# A Gun Activist Takes Aim at U.S. Regulatory Power



## OfficerObie59 (Sep 14, 2007)

Nice! Furthering the RKBA by taking aim at an overly expansive commerce clause.

A Gun Activist Takes Aim at U.S. Regulatory Power 
By JESS BRAVIN

MISSOULA, Mont.-With a homemade .22-caliber rifle he calls the Montana Buckaroo, Gary Marbut dreams of taking down the federal regulatory state.

He's not planning to fire his gun. Instead, he wants to sell it, free from federal laws requiring him to record transactions, pay license fees and open his business to government inspectors.

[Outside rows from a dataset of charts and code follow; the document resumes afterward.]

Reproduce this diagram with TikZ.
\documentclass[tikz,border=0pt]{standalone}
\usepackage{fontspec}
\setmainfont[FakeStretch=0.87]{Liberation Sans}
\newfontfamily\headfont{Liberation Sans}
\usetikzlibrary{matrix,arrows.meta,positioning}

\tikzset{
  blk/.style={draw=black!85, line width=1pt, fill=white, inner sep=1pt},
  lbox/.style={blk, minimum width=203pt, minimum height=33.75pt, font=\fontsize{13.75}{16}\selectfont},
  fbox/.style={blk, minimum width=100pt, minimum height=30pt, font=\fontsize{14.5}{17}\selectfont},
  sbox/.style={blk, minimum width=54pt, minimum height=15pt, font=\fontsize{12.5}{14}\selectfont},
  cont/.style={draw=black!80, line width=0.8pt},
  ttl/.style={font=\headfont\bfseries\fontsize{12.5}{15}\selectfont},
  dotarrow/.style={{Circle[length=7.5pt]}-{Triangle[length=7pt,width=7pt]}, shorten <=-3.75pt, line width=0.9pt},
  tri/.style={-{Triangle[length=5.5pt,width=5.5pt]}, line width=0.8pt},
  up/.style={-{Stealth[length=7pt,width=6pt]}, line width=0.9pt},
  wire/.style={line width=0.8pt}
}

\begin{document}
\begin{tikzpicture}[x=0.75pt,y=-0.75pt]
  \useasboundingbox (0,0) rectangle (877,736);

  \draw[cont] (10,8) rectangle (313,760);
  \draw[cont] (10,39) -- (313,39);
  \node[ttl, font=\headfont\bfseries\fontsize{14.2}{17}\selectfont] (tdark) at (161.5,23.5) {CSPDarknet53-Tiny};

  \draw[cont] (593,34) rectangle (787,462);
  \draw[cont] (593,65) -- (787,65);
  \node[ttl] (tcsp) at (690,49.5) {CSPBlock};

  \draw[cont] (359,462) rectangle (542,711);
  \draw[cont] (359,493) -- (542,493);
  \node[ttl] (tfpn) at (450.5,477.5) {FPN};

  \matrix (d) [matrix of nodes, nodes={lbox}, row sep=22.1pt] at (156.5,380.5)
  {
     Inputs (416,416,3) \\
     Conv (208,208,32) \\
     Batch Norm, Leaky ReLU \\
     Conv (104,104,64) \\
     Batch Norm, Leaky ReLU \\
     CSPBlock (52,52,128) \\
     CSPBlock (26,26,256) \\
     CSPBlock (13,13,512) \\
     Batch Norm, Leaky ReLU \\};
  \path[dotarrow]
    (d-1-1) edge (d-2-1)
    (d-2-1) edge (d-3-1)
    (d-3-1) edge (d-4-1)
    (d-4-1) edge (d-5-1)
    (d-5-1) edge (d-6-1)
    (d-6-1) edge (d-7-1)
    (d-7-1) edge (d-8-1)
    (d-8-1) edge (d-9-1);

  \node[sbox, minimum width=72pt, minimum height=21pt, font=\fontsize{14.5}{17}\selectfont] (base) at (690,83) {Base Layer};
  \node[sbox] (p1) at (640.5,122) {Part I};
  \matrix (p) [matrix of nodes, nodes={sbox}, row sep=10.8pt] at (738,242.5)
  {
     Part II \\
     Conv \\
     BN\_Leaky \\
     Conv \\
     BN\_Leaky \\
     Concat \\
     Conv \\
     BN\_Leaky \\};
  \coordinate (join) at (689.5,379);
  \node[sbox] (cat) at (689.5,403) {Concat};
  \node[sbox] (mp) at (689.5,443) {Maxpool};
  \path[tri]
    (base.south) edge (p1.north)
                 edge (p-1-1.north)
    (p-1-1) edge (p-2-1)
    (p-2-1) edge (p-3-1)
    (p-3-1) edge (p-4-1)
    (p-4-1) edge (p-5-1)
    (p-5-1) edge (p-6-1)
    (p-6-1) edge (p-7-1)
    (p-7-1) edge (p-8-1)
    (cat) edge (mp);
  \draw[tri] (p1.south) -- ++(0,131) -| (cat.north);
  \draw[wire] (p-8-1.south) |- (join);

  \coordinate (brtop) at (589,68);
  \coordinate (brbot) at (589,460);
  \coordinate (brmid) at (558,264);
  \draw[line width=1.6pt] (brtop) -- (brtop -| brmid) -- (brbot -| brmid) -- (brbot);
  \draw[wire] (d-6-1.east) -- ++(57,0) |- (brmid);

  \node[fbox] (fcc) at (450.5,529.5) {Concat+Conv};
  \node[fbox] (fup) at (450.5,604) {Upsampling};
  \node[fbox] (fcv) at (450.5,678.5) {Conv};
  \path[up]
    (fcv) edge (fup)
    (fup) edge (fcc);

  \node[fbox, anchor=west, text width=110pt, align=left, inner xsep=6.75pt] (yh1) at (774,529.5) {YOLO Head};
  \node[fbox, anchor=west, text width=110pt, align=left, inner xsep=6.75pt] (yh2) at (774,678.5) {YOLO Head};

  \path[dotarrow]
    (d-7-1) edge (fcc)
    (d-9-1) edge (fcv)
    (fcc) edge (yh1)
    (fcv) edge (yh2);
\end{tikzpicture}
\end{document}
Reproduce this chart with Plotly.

For years, Mr. Marbut argued that a wide range of federal laws, not just gun regulations, should be invalid because they were based on an erroneous interpretation of Congress's constitutional power to regulate interstate commerce. In his corner were a handful of conservative lawyers and academics. Now, with the rise of the tea-party movement, the self-employed shooting-range supplier finds himself leading a movement.

A Gun Activist Takes Aim at U.S. Regulatory Power - WSJ.com


----------



## OfficerObie59 (Sep 14, 2007)

sorry, thought the first one didn't post...mods, please delete...


----------



## mpd61 (Aug 7, 2002)

Love it!!!!!!!!!!!


----------